In honor of Kim Deal’s all-around awesomeness (and the brand-new Breeders album, Mountain Battles), it’s Kim Deal Appreciation Day here at Warped Reality.
Hindsight is 20/20, and it seems pretty damn clear in retrospect that the dissolution of the Pixies had a great deal to do with Kim Deal’s effortless ascension into her own spotlight.
Deal slowly but surely came to ground the group’s wilder flights of fancy: her driving, concise basslines and honeyed vocals stood out as the unerring calm to Black Francis’ jagged, pitch-black squalls. It was this finely calibrated balance, ironically enough, that pulled the Pixies back from the brink more than once, reining in their frontman’s hyper-kinetic abrasiveness and pushing their peculiar, often surreal sound into the stratosphere. But it also pulled the group apart, sowing the seeds of jealousy and miscommunication.
When Deal (predictably) went off on her own to found the indie supergroup the Breeders, it seemed inevitable that she’d finally become a star in her own right. And, in what was a thrilling triumph of substance over style, she did just that, scoring a genuine hit with “Cannonball” off of 1993’s Last Splash. The year punk broke. Smash your head on the punk rock. Ka-ching!

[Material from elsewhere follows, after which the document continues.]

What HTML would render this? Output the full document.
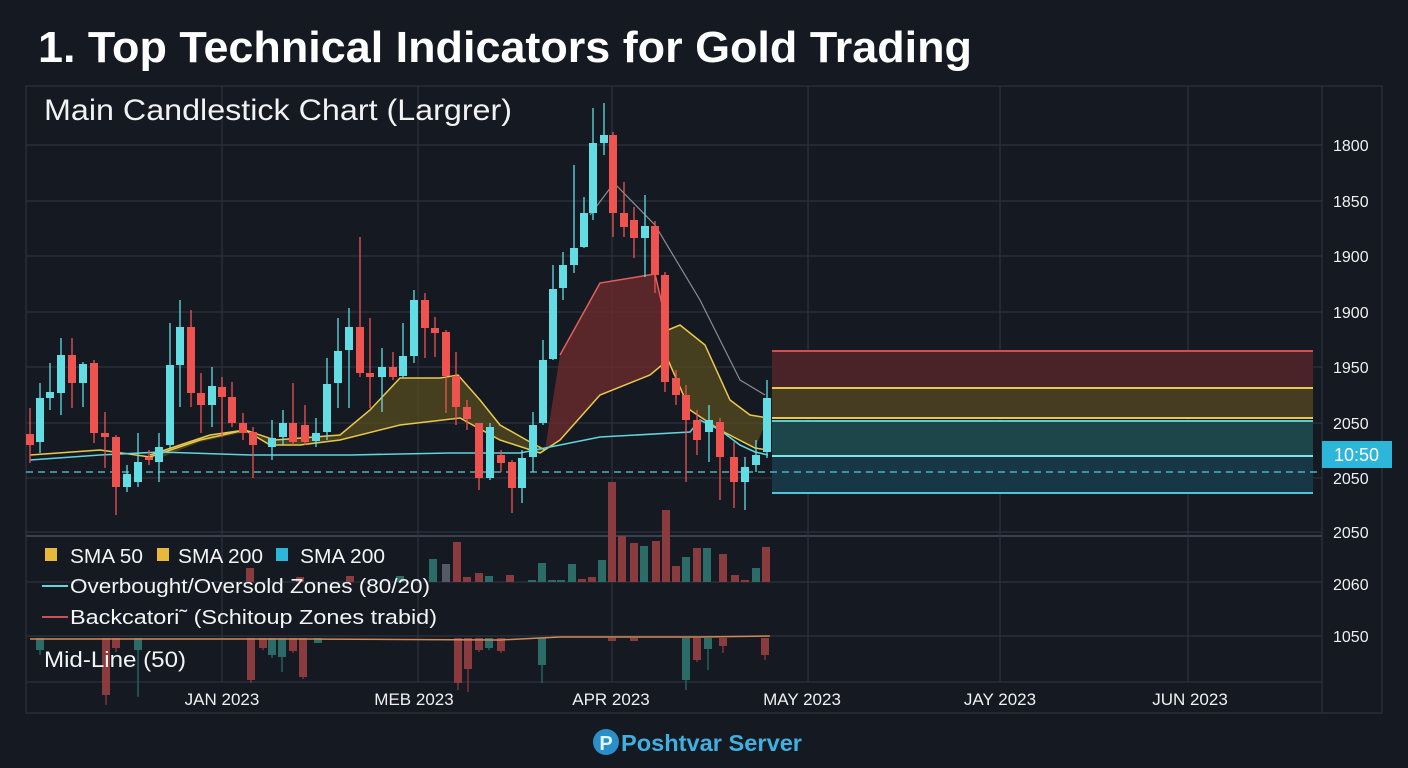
<!DOCTYPE html>
<html><head><meta charset="utf-8"><style>
html,body{margin:0;padding:0;background:#141922;}
body{width:1408px;height:768px;overflow:hidden;font-family:"Liberation Sans",sans-serif;}
</style></head><body>
<svg id="s" width="1408" height="768" xmlns="http://www.w3.org/2000/svg" style="position:absolute;left:0;top:0">
<rect width="1408" height="768" fill="#141922"/>
<text x="38" y="62" fill="#ffffff" font-size="44" font-weight="bold" textLength="934" lengthAdjust="spacingAndGlyphs" font-family="Liberation Sans, sans-serif">1. Top Technical Indicators for Gold Trading</text>
<g stroke="#2d333e" stroke-width="1.2" fill="none">
<rect x="26" y="86" width="1356" height="627"/>
<line x1="1322" y1="86" x2="1322" y2="713"/>
<line x1="26" y1="145" x2="1322" y2="145"/><line x1="26" y1="201" x2="1322" y2="201"/>
<line x1="26" y1="256" x2="1322" y2="256"/><line x1="26" y1="312" x2="1322" y2="312"/>
<line x1="26" y1="367" x2="1322" y2="367"/><line x1="26" y1="423" x2="1322" y2="423"/>
<line x1="26" y1="478" x2="1322" y2="478"/><line x1="26" y1="532" x2="1322" y2="532"/>
<line x1="26" y1="536" x2="1322" y2="536" stroke="#3a414c" stroke-width="2"/>
<line x1="26" y1="582" x2="1322" y2="582"/><line x1="26" y1="636" x2="1322" y2="636"/>
<line x1="26" y1="682" x2="1322" y2="682"/>
<line x1="222" y1="86" x2="222" y2="682"/><line x1="418" y1="86" x2="418" y2="682"/>
<line x1="612" y1="86" x2="612" y2="682"/><line x1="808" y1="86" x2="808" y2="682"/>
<line x1="1000" y1="86" x2="1000" y2="682"/><line x1="1188" y1="86" x2="1188" y2="682"/>
</g>
<text x="44" y="120" fill="#f2f2f2" font-size="30" textLength="468" lengthAdjust="spacingAndGlyphs">Main Candlestick Chart (Largrer)</text>
<!-- zones -->
<rect x="772" y="351" width="541" height="37" fill="#4a2329"/>
<line x1="772" y1="351" x2="1313" y2="351" stroke="#d0504f" stroke-width="2"/>
<rect x="772" y="388" width="541" height="30" fill="#463c22"/>
<line x1="772" y1="388" x2="1313" y2="388" stroke="#e8c94c" stroke-width="2"/>
<line x1="772" y1="418" x2="1313" y2="418" stroke="#e8c94c" stroke-width="2"/>
<rect x="772" y="421" width="541" height="35" fill="#1c4649"/>
<line x1="772" y1="421" x2="1313" y2="421" stroke="#5fc9d0" stroke-width="2"/>
<rect x="772" y="456" width="541" height="37" fill="#173646"/>
<line x1="772" y1="456" x2="1313" y2="456" stroke="#7fe3ea" stroke-width="2"/>
<line x1="772" y1="493" x2="1313" y2="493" stroke="#4fc2dc" stroke-width="2"/>
<line x1="26" y1="472" x2="1322" y2="472" stroke="#4fb0b5" stroke-width="1.6" stroke-dasharray="7,5"/>
<!-- fills -->
<path d="M545,450 L560,355 L600,283 L655,274 L668,330 L668,362 L650,375 L600,395 L560,440 Z" fill="#6a2a2d" opacity="0.8"/>
<path d="M560,355 L600,283 L655,274 L668,330" stroke="#e0605a" stroke-width="1.5" fill="none"/>
<path d="M150,455 L210,435 L245,430 L275,440 L340,435 L370,410 L400,378 L440,378 L458,375 L480,400 L500,425 L530,442 L545,450 L540,453 L500,440 L460,418 L400,425 L340,440 L300,445 L270,445 L245,432 L200,442 L160,458 Z" fill="#5a5020" opacity="0.7"/>
<path d="M668,362 L668,330 L680,325 L705,345 L730,400 L750,415 L768,418 L755,448 L720,430 L690,410 Z" fill="#5a5020" opacity="0.7"/>
<path d="M30,455 L100,450 L150,457 L200,440 L245,430 L270,445 L300,445 L340,440 L400,425 L460,418 L500,440 L540,453 L560,440 L600,395 L650,375 L668,360 L690,410 L720,430 L755,448 L768,450" stroke="#e8c94c" stroke-width="1.5" fill="none"/>
<path d="M150,455 L210,435 L245,430 L275,440 L340,435 L370,410 L400,378 L440,378 L458,375 L480,400 L500,425 L530,442 L545,450" stroke="#e8c94c" stroke-width="1.5" fill="none"/>
<path d="M668,330 L680,325 L705,345 L730,400 L750,415 L768,418" stroke="#e8c94c" stroke-width="1.5" fill="none"/>
<path d="M30,460 L100,455 L160,452 L250,455 L350,455 L450,453 L520,453 L545,448 L600,437 L690,432 L700,420 L720,430 L740,445 L755,452 L768,455" stroke="#62d4dc" stroke-width="1.6" fill="none"/>
<path d="M590,215 L614,183 L655,225 L700,300 L740,380 L765,395" stroke="#8a8f98" stroke-width="1.2" fill="none"/>
<g id="c"></g>
<g id="v"></g>
<!-- labels -->
<g fill="#f0f0f0" font-size="16">
<text x="1333" y="151">1800</text><text x="1333" y="207">1850</text><text x="1333" y="262">1900</text>
<text x="1333" y="318">1900</text><text x="1333" y="373">1950</text><text x="1333" y="429">2050</text>
<text x="1333" y="484">2050</text><text x="1333" y="538">2050</text><text x="1333" y="590">2060</text>
<text x="1333" y="642">1050</text>
</g>
<rect x="1322" y="441" width="70" height="27" fill="#2bb6da"/>
<text x="1334" y="461" fill="#ffffff" font-size="18">10:50</text>
<g fill="#f0f0f0" font-size="17" text-anchor="middle">
<text x="222" y="705">JAN 2023</text><text x="414" y="705">MEB 2023</text><text x="611" y="705">APR 2023</text>
<text x="802" y="705">MAY 2023</text><text x="1000" y="705">JAY 2023</text><text x="1190" y="705">JUN 2023</text>
</g>
<g fill="#f4f4f4" font-size="20">
<rect x="45" y="548" width="12" height="13" fill="#e8b83c"/><text x="70" y="563" textLength="73" lengthAdjust="spacingAndGlyphs">SMA 50</text>
<rect x="157" y="548" width="12" height="13" fill="#e8b83c"/><text x="178" y="563" textLength="85" lengthAdjust="spacingAndGlyphs">SMA 200</text>
<rect x="276" y="548" width="12" height="13" fill="#2bb6da"/><text x="300" y="563" textLength="85" lengthAdjust="spacingAndGlyphs">SMA 200</text>
<line x1="42" y1="586" x2="68" y2="586" stroke="#62d4dc" stroke-width="2"/><text x="70" y="593" textLength="360" lengthAdjust="spacingAndGlyphs">Overbought/Oversold Zones (80/20)</text>
<line x1="42" y1="617" x2="68" y2="617" stroke="#d0504f" stroke-width="2"/><text x="70" y="624" textLength="367" lengthAdjust="spacingAndGlyphs">Backcatori˜ (Schitoup Zones trabid)</text>
<text x="44" y="667" font-size="22" textLength="142" lengthAdjust="spacingAndGlyphs">Mid-Line (50)</text>
</g>
<circle cx="606" cy="742" r="13" fill="#2a8fc8"/>
<text x="606" y="750" fill="#dff4ff" font-size="20" font-weight="bold" text-anchor="middle">P</text>
<text x="621" y="751" fill="#3fb0e0" font-size="23" font-weight="bold" textLength="181" lengthAdjust="spacingAndGlyphs">Poshtvar Server</text>
</svg>
<script>
var C=[[30,'r',434,445,408,463],[40,'c',398,442,383,453],[50,'c',392,398,363,410],[61,'c',355,393,338,415],[72,'r',355,383,338,408],[83,'c',364,383,362,407],[94,'r',363,433,360,443],[105,'r',433,437,412,468],[116,'r',437,487,435,515],[127,'c',474,487,465,492],[138,'c',462,482,433,487],[149,'r',457,460,450,465],[159,'c',447,462,433,482],[170,'c',365,445,323,448],[180,'c',327,365,300,407],[191,'r',327,393,310,407],[201,'r',393,405,373,433],[212,'c',386,405,367,427],[222,'r',387,397,377,437],[232,'r',397,423,382,427],[243,'r',423,433,413,440],[253,'r',432,445,427,478],[272,'c',438,447,420,460],[283,'c',423,437,410,445],[293,'r',423,442,383,445],[305,'r',425,442,405,445],[316,'c',433,441,418,447],[327,'c',384,432,358,440],[338,'c',351,383,318,408],[349,'c',327,350,308,408],[360,'r',327,373,237,377],[370,'r',373,377,318,408],[382,'c',367,377,348,412],[393,'r',367,377,352,380],[403,'c',356,376,323,378],[414,'c',300,356,290,363],[425,'r',300,328,293,358],[435,'r',328,333,317,357],[446,'r',332,376,330,413],[456,'r',376,407,352,425],[467,'r',407,419,400,430],[479,'r',423,478,423,490],[490,'c',427,478,423,480],[501,'r',455,463,450,472],[512,'r',462,488,460,513],[522,'c',458,488,450,503],[533,'c',425,457,412,472],[543,'c',360,423,340,425],[553,'c',289,359,265,360],[563,'c',265,288,252,300],[574,'c',248,265,165,273],[584,'c',213,247,197,248],[593,'c',143,213,108,220],[604,'c',135,143,103,155],[613,'r',135,213,132,237],[624,'r',213,227,182,237],[634,'r',220,238,207,258],[645,'c',226,238,195,277],[655,'r',226,275,221,293],[665,'r',275,382,272,392],[676,'r',378,395,370,405],[686,'r',395,420,385,482],[697,'r',420,440,410,455],[709,'c',420,432,405,462],[720,'r',422,457,418,500],[734,'r',457,482,442,508],[745,'c',467,482,457,510],[756,'c',455,465,440,472],[767,'c',398,452,380,458]];
var g=document.getElementById('c'),h='';
C.forEach(function(d){var col=d[1]=='c'?'#62dde4':'#ef5350';
h+='<line x1="'+d[0]+'" y1="'+d[4]+'" x2="'+d[0]+'" y2="'+d[5]+'" stroke="'+col+'" stroke-width="1.3"/>';
h+='<rect x="'+(d[0]-4)+'" y="'+d[2]+'" width="8" height="'+Math.max(2,d[3]-d[2])+'" fill="'+col+'"/>';});
g.innerHTML=h;
var V=[[433,'t',559],[446,'g',564],[457,'r',542],[467,'r',577],[479,'r',573],[489,'t',576],[510,'r',575],[532,'t',580],[542,'t',563],[552,'t',580],[561,'t',580],[572,'t',564],[582,'r',579],[592,'r',577],[602,'t',560],[612,'r',482],[622,'r',536],[634,'r',543],[644,'t',546],[656,'r',541],[666,'r',510],[676,'r',566],[686,'t',557],[697,'r',548],[707,'t',548],[723,'r',554],[735,'r',575],[745,'r',580],[756,'t',568],[766,'r',547],[250,'r',568],[300,'r',577],[350,'r',576],[400,'t',576]];
var M=[[40,'t',650,655],[106,'r',695,705],[116,'r',648,652],[138,'t',650,697],[251,'r',680,683],[263,'r',648,650],[272,'t',655,658],[282,'t',657,672],[293,'r',651,653],[303,'r',677,679],[318,'t',643,643],[458,'r',683,690],[468,'r',669,692],[479,'r',650,652],[489,'t',648,650],[501,'r',651,653],[542,'t',665,683],[612,'r',641,641],[634,'r',641,641],[686,'t',680,690],[697,'r',660,662],[708,'t',649,670],[723,'r',646,653],[765,'r',655,660]];
var vg=document.getElementById('v'),k='';
function col(c){return c=='r'?'#8a3b3d':(c=='t'?'#2b6b68':'#555b66');}
V.forEach(function(d){k+='<rect x="'+(d[0]-4)+'" y="'+d[2]+'" width="8" height="'+(582-d[2])+'" fill="'+col(d[1])+'"/>';});
M.forEach(function(d){k+='<line x1="'+d[0]+'" y1="638" x2="'+d[0]+'" y2="'+d[3]+'" stroke="'+col(d[1])+'" stroke-width="1.3"/><rect x="'+(d[0]-4)+'" y="638" width="8" height="'+(d[2]-638)+'" fill="'+col(d[1])+'"/>';});
k+='<path d="M30,639 L300,639 L500,640 L560,637 L700,637 L770,636" stroke="#d08a5a" stroke-width="1.5" fill="none"/>';
vg.innerHTML=k;
</script>
</body></html>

That New Year’s Eve, the Breeders triumphantly rang in the New Year on MTV, Kim Deal’s gleeful insouciance that much cooler because it seemed so wonderfully genuine. No stylists made her over. You’d never catch her yo-yo dieting. She scribbled out stray gray hairs with Sharpies. She smoked and drank and made snarky (unprintable) comments. And through it all, she played music as head-bangingly glorious as it was fizzy and sweet —propulsively giddy, jagged little pop rocks.
It’s been a whirlwind since then, but after numerous ups and downs —including lineup changes, rehab stints, and (Pixies) reunions— the Breeders are back.
And it’s about time.
The last time I saw them was in San Francisco, circa Title TK. While the beer onstage had been replaced by Starbucks, and Kim was no longer able to stick her cigarette between the frets in her guitar to smolder away between songs (damn smoking ordinances), that did little to dim the group’s high-wattage enthusiasm. They were more than ready right out of the starting gate, equal parts sloppy and genius. After all, it’s one of Kim’s many virtues that she’s never exactly on point —she (and, consequently, the group) are always a little off. But that’s perfect too—it suits her to a tee.
Here’s to you, Kim.
The Breeders, “We’re Gonna Rise” (from Mountain Battles, 2007)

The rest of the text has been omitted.